In any case, here is a little philosophical reading on mind uploading, with links to much more in the way of thought on the subject. It might not be terribly relevant to our future, but that doesn't stop it from being interesting:
A couple of years ago I wrote a series of posts about Nicholas Agar's book Humanity's End: Why we should reject radical enhancement. The book critiques the arguments of four pro-enhancement writers. One of the more interesting aspects of this critique was Agar's treatment of mind-uploading. Many transhumanists are enamoured with the notion of mind-uploading, but Agar argued that mind-uploading would be irrational due to the non-zero risk that it would lead to your death. The argument for this was called Searle's Wager, as it relied on ideas drawn from the work of John Searle.

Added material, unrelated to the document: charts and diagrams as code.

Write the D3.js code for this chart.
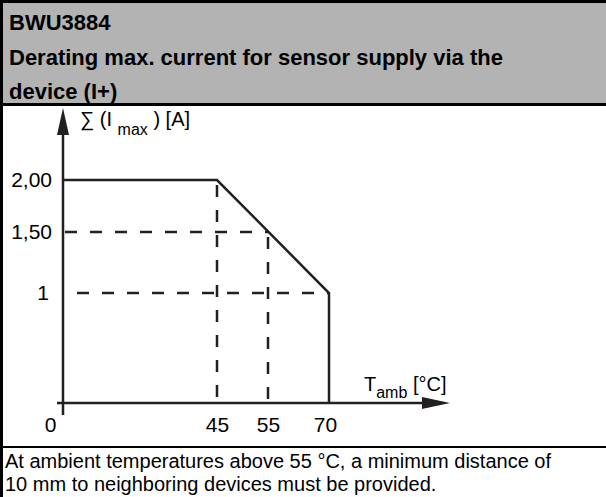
<!DOCTYPE html>
<html>
<head>
<meta charset="utf-8">
<script src="https://cdn.jsdelivr.net/npm/d3@7"></script>
<style>
  body { margin: 0; background: #fff; }
  svg { display: block; font-family: "Liberation Sans", Arial, sans-serif; }
</style>
</head>
<body>
<svg id="thesvg" width="606" height="497"></svg>
<script>
'use strict';

// chart values (schematic derating curve)
const tempTicks = [0, 45, 55, 70],
      currentTicks = [1, 1.5, 2],
      currentLabels = ["1", "1,50", "2,00"];

const curveT = [0, 45, 70, 70],
      curveI = [2, 2, 1, 0];

// dashed helper lines: vertical at temps, horizontal at currents
const vGuideT = [45, 55],
      vGuideI = [2, 1.5],
      hGuideI = [1.5, 1],
      hGuideT = [55, 70];

const titleLines = ["BWU3884",
                    "Derating max. current for sensor supply via the",
                    "device (I+)"];
const noteLines = ["At ambient temperatures above 55 °C, a minimum distance of",
                   "10 mm to neighboring devices must be provided."];

var svg = d3.select("#thesvg"),
    W = +svg.attr("width"),
    H = +svg.attr("height"),
    ink = "#231f20",
    font = "Liberation Sans, Arial, sans-serif";

// the original drawing is not to scale, so use piecewise scales
var x = d3.scaleLinear().domain([0, 45, 55, 70]).range([63, 217, 268, 329]),
    y = d3.scaleLinear().domain([0, 1, 1.5, 2]).range([403, 293, 232, 180]);

// frame
svg.append("rect").attr("x", 0).attr("y", 0).attr("width", W).attr("height", 104)
    .attr("fill", "#b3b3b3");
svg.append("rect").attr("x", 0).attr("y", 103).attr("width", W).attr("height", 3).attr("fill", "#000");
svg.append("rect").attr("x", 0).attr("y", 446).attr("width", W).attr("height", 2).attr("fill", "#000");
svg.append("rect").attr("x", 0).attr("y", 0).attr("width", W).attr("height", 3).attr("fill", "#000");
svg.append("rect").attr("x", 0).attr("y", 0).attr("width", 3).attr("height", H).attr("fill", "#000");

svg.append("g").selectAll("text")
    .data(titleLines)
  .enter().append("text")
    .attr("x", 9)
    .attr("y", function(d, i) { return 30 + i * 34.5; })
    .attr("font-size", 22)
    .attr("font-weight", "bold")
    .attr("fill", "#000")
    .text(function(d) { return d; });

svg.append("g").selectAll("text")
    .data(noteLines)
  .enter().append("text")
    .attr("x", 5)
    .attr("y", function(d, i) { return 468 + i * 23; })
    .attr("font-size", 20)
    .attr("fill", "#000")
    .text(function(d) { return d; });

// guides
var g = svg.append("g");

g.selectAll(".vguide")
    .data(vGuideT)
  .enter().append("line")
    .attr("class", "vguide")
    .attr("x1", function(d) { return x(d); })
    .attr("x2", function(d) { return x(d); })
    .attr("y1", function(d, i) { return y(vGuideI[i]) + 5; })
    .attr("y2", y(0))
    .attr("stroke", ink).attr("stroke-width", 2.5)
    .attr("stroke-dasharray", "12,13");

g.selectAll(".hguide")
    .data(hGuideI)
  .enter().append("line")
    .attr("class", "hguide")
    .attr("x1", function(d, i) { return x(0) + 2 + i * 12; })
    .attr("x2", function(d, i) { return x(hGuideT[i]); })
    .attr("y1", function(d) { return y(d); })
    .attr("y2", function(d) { return y(d); })
    .attr("stroke", ink).attr("stroke-width", 2.5)
    .attr("stroke-dasharray", "12,13");

// axes
g.append("line")
    .attr("x1", x(0)).attr("x2", x(0))
    .attr("y1", y(0) + 12).attr("y2", 125)
    .attr("stroke", ink).attr("stroke-width", 2.5);
g.append("path")
    .attr("d", "M" + x(0) + ",108L" + (x(0) + 6) + ",135L" + (x(0) - 6) + ",135Z")
    .attr("fill", ink);

g.append("line")
    .attr("x1", x(0) - 6).attr("x2", 430)
    .attr("y1", y(0)).attr("y2", y(0))
    .attr("stroke", ink).attr("stroke-width", 2.5);
g.append("path")
    .attr("d", "M450," + y(0) + "L422," + (y(0) - 6) + "L422," + (y(0) + 6) + "Z")
    .attr("fill", ink);

// derating curve
var line = d3.line()
    .x(function(d) { return x(d[0]); })
    .y(function(d) { return y(d[1]); });

g.append("path")
    .datum(d3.zip(curveT, curveI))
    .attr("d", line)
    .attr("fill", "none")
    .attr("stroke", ink)
    .attr("stroke-width", 2.5);

// tick labels
var yAxis = g.append("g")
    .attr("transform", "translate(" + x(0) + ",0)")
    .call(d3.axisLeft(y).tickValues(currentTicks)
      .tickFormat(function(d, i) { return currentLabels[i]; })
      .tickSize(0).tickPadding(11));
yAxis.select(".domain").remove();
yAxis.selectAll("text").attr("font-size", 21).attr("fill", "#000")
    .attr("font-family", font)
    .attr("dx", function(d) { return d === 1 ? -3 : 0; });

var xAxis = g.append("g")
    .attr("transform", "translate(0," + y(0) + ")")
    .call(d3.axisBottom(x).tickValues(tempTicks).tickSize(0).tickPadding(14));
xAxis.select(".domain").remove();
xAxis.selectAll("text").attr("font-size", 21).attr("fill", "#000")
    .attr("font-family", font)
    .attr("dx", function(d) { return d === 0 ? -13 : (d === 70 ? -4 : 0); });

// axis titles
var ylab = g.append("text")
    .attr("x", x(0) + 17).attr("y", 126)
    .attr("font-size", 20).attr("fill", "#000");
ylab.append("tspan").text("\u2211 (I ");
ylab.append("tspan").attr("dy", 9).attr("font-size", 16).text("max");
ylab.append("tspan").attr("dy", -9).text(" ) [A]");

var xlab = g.append("text")
    .attr("x", 364).attr("y", 391)
    .attr("font-size", 20).attr("fill", "#000");
xlab.append("tspan").text("T");
xlab.append("tspan").attr("dy", 7).attr("font-size", 16).text("amb");
xlab.append("tspan").attr("dy", -7).text(" [°C]");
</script>
</body>
</html>
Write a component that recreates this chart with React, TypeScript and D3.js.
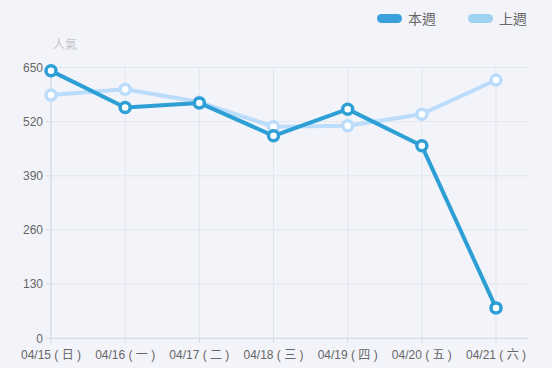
import React from 'react';
import * as d3 from 'd3';

const W = 552;
const H = 368;

const days = ['04/15 ( 日 )', '04/16 ( 一 )', '04/17 ( 二 )', '04/18 ( 三 )', '04/19 ( 四 )', '04/20 ( 五 )', '04/21 ( 六 )'];
const thisWeek = [642, 554, 565, 486, 550, 462, 73];
const lastWeek = [584, 598, 567, 508, 510, 538, 620];
const yTicks = [0, 130, 260, 390, 520, 650];

const DARK = '#2d9fd5';
const LIGHT = '#bcdcfb';
const FONT = '"Liberation Sans", "Noto Sans CJK TC", sans-serif';

export default function App() {
  const x = d3.scalePoint<string>().domain(days).range([51, 496]);
  const y = d3.scaleLinear().domain([0, 650]).range([338.3, 67.5]);
  const line = d3
    .line<number>()
    .x((_, i) => x(days[i])!)
    .y((d) => y(d));

  const series = [
    { name: '上週', values: lastWeek, color: LIGHT },
    { name: '本週', values: thisWeek, color: DARK },
  ];

  return (
    <svg
      width={W}
      height={H}
      style={{ position: 'absolute', left: 0, top: 0, fontFamily: FONT }}
    >
      <rect width={W} height={H} fill="#f3f4fa" />
      {/* grid */}
      {yTicks.map((t) => (
        <g key={t}>
          <line x1={51} x2={529} y1={y(t)} y2={y(t)} stroke={t === 0 ? '#d4d6de' : '#e3e5ec'} />
          <line x1={46} x2={51} y1={y(t)} y2={y(t)} stroke="#d4d6de" />
          <text x={43} y={y(t)} dy="0.35em" textAnchor="end" fontSize={12} fill="#666">
            {t}
          </text>
        </g>
      ))}
      {days.map((d) => (
        <g key={d}>
          <line x1={x(d)} x2={x(d)} y1={67.5} y2={338.3} stroke="#e3e5ec" />
          <line x1={x(d)} x2={x(d)} y1={338.3} y2={343} stroke="#d4d6de" />
          <text x={x(d)} y={355} dy="0.35em" textAnchor="middle" fontSize={12} fill="#666">
            {d}
          </text>
        </g>
      ))}
      <line x1={51} x2={51} y1={67.5} y2={338.3} stroke="#d4d6de" />
      <text x={53} y={45} dy="0.35em" fontSize={12} fill="#c4c4c8">
        人氣
      </text>

      {/* series */}
      {series.map((s) => (
        <g key={s.name}>
          <path d={line(s.values)!} fill="none" stroke={s.color} strokeWidth={4} strokeLinejoin="round" />
          {s.values.map((v, i) => (
            <circle key={i} cx={x(days[i])} cy={y(v)} r={5} fill="#fff" stroke={s.color} strokeWidth={3.5} />
          ))}
        </g>
      ))}

      {/* legend */}
      <rect x={377} y={14} width={25} height={9} rx={4.5} fill="#3aa0dc" />
      <text x={408} y={19} dy="0.35em" fontSize={14} fill="#666">
        本週
      </text>
      <rect x={468} y={14} width={25} height={9} rx={4.5} fill="#9fd1f1" />
      <text x={499} y={19} dy="0.35em" fontSize={14} fill="#666">
        上週
      </text>
    </svg>
  );
}
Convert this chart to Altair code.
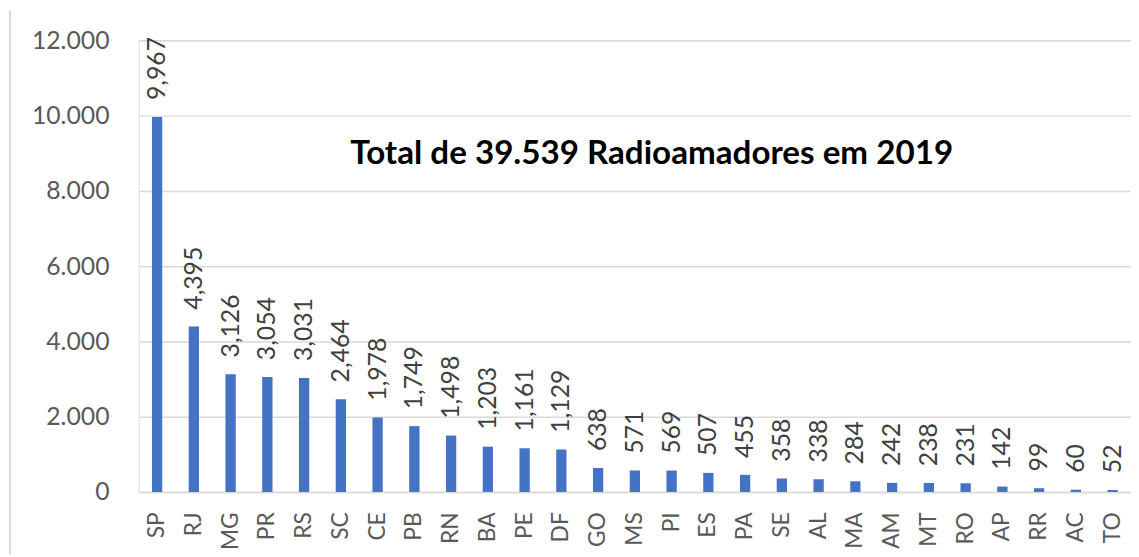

This argument has been discussed online in the intervening years. But it has recently been drawn to my attention that Agar and Neil Levy debated the argument in the pages of the journal AI and Society back in 2011-12. Over the next few posts, I want to cover that debate. I start by looking at Neil Levy's critique of Agar's Searlian Wager argument.
The major thrust of this critique is that Searle's Wager, like the Pascalian Wager upon which it is based, fails to present a serious case against the rationality of mind-uploading. This is not because mind-uploading would in fact be a rational thing to do - Levy remains agnostic about this issue - but because the principle of rational choice Agar uses to guide his argument fails to be properly action-guiding. In addition to this, Agar ignores considerations that affect the strength of his argument, and is inconsistent about certain other considerations.